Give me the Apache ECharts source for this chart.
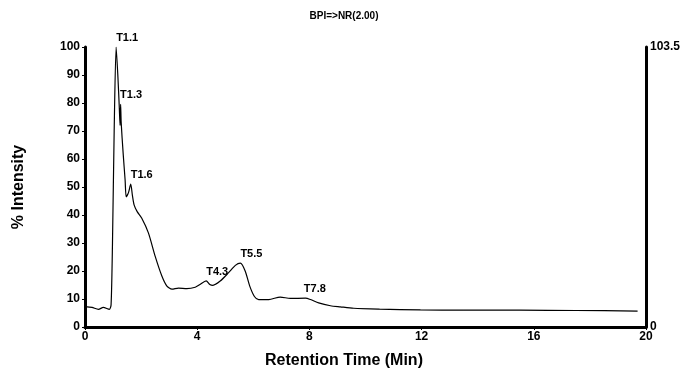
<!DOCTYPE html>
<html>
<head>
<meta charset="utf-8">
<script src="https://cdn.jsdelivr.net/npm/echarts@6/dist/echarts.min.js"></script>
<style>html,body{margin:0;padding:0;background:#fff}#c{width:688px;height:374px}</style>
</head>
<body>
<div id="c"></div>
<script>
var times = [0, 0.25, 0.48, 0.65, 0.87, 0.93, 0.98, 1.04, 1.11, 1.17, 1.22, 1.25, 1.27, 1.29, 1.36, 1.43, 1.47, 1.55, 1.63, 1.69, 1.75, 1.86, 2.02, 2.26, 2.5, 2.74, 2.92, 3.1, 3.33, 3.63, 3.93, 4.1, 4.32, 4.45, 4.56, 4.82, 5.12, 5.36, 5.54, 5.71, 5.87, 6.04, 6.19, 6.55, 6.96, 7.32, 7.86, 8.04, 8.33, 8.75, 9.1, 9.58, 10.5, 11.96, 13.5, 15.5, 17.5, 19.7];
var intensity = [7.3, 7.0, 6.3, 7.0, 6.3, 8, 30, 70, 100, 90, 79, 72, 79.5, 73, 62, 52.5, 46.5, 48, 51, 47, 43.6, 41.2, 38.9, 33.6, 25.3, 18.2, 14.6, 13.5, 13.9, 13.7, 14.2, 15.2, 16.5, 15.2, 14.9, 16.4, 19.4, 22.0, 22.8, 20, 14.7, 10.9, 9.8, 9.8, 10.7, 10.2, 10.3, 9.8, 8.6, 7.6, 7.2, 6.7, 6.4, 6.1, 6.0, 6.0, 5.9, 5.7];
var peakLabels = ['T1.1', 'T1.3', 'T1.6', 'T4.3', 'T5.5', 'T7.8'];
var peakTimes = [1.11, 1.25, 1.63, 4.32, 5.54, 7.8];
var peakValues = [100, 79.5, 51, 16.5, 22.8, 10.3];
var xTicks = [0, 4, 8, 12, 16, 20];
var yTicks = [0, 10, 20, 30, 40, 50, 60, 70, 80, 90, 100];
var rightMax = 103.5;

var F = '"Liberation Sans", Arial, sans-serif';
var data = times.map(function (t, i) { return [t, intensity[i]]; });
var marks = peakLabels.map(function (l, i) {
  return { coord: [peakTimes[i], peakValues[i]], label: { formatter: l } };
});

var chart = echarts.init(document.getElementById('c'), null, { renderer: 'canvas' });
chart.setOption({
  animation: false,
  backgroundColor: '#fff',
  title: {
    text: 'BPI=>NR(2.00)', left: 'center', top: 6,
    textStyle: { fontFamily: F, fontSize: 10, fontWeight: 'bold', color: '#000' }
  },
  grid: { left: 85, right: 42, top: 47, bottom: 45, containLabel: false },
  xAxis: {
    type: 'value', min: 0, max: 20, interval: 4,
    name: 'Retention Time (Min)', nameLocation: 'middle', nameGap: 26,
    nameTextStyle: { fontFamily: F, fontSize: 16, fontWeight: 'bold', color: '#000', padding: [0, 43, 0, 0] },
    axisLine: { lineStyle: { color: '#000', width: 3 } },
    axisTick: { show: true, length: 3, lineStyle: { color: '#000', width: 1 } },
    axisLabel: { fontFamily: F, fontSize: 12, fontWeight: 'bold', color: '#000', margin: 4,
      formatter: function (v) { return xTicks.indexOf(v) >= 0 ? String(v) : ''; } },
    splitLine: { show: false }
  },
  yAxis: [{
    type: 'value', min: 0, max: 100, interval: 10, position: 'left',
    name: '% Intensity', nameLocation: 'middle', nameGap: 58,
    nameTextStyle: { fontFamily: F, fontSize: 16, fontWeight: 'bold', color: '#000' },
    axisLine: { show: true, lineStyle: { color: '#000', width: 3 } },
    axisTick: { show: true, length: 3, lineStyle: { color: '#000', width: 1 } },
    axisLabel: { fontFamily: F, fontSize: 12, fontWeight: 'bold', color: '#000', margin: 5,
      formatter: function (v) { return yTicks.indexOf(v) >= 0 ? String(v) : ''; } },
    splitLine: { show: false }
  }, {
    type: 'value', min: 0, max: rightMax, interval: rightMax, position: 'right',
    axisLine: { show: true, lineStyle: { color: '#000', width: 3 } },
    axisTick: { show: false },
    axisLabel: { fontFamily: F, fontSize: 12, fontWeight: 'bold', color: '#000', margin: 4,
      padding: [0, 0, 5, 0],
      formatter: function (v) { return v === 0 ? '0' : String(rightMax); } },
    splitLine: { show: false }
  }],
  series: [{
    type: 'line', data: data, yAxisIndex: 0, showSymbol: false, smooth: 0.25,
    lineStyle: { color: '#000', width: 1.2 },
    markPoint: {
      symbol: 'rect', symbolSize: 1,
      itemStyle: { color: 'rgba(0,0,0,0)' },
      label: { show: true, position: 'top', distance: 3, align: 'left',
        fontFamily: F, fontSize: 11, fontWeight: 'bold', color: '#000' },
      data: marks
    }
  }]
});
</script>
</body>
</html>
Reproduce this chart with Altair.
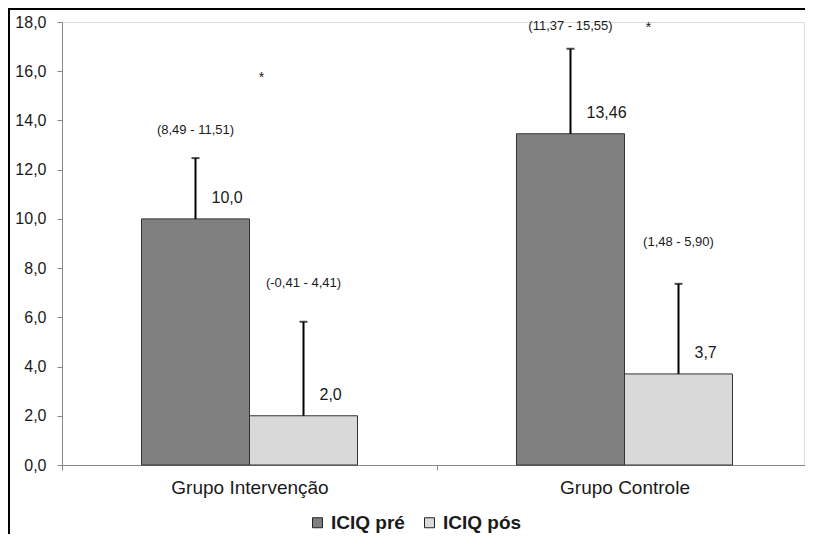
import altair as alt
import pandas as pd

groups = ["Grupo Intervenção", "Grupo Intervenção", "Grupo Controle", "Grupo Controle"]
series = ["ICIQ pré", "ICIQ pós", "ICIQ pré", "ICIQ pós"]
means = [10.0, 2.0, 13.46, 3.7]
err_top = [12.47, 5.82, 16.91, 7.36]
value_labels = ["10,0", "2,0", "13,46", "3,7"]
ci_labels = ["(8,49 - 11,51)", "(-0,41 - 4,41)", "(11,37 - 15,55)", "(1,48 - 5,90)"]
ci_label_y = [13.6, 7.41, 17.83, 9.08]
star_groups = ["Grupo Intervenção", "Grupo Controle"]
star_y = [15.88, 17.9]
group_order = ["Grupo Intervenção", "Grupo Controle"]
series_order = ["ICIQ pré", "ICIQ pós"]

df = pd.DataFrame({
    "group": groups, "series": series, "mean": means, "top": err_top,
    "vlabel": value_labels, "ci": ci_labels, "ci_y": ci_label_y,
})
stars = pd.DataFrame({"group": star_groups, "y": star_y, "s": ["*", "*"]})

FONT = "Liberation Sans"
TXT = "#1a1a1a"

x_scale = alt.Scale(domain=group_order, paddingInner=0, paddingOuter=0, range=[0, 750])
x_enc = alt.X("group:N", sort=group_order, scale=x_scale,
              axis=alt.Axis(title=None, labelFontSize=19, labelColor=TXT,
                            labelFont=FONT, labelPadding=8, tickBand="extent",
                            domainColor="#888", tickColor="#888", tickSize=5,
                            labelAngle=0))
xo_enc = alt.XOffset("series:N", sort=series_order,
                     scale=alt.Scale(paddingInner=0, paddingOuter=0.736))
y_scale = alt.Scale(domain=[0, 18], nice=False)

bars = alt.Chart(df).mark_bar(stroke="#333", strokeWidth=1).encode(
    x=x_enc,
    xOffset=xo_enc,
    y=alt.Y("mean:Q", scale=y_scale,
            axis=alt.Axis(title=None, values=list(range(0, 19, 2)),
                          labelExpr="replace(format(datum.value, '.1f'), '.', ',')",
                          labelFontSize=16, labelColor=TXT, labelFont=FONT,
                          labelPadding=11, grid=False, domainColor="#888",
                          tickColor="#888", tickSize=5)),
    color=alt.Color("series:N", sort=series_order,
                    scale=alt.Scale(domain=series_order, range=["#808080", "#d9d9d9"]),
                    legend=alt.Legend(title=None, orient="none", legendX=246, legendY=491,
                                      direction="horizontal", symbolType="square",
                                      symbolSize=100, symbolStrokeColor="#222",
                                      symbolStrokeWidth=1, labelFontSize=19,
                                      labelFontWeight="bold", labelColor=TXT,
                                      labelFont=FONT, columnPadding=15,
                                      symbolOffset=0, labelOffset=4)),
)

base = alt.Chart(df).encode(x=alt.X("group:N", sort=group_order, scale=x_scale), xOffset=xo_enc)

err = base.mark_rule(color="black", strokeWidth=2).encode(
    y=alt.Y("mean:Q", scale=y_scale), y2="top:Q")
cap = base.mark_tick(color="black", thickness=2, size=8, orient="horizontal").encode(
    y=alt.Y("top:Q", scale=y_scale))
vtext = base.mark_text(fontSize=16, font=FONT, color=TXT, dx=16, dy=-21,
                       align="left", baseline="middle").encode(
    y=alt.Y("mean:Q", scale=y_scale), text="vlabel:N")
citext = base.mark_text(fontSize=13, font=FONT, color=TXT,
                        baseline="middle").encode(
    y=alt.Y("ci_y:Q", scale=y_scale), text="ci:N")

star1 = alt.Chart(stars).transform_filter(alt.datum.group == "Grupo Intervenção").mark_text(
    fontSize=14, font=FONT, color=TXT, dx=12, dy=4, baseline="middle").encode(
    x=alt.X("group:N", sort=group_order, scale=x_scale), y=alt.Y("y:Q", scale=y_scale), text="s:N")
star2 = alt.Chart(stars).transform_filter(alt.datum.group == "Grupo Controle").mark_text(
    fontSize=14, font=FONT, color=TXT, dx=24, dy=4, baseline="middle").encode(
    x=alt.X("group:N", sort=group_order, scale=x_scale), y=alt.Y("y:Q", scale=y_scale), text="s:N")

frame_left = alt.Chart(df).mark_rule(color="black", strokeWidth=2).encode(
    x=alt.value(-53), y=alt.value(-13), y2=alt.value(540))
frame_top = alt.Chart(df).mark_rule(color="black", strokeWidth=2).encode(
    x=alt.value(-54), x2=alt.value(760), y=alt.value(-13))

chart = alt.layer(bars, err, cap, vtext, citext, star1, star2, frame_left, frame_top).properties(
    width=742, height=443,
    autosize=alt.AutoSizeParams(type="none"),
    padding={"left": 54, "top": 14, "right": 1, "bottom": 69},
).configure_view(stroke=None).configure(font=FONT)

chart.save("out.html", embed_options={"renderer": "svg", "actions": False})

- Request: From the material above, reproduce only what runs from the line holding "Reproduce this chart with Altair." down to the line holding "import pandas as pd", both included, pictures excluded.

- Reply:
Reproduce this chart with Altair.
import altair as alt
import pandas as pd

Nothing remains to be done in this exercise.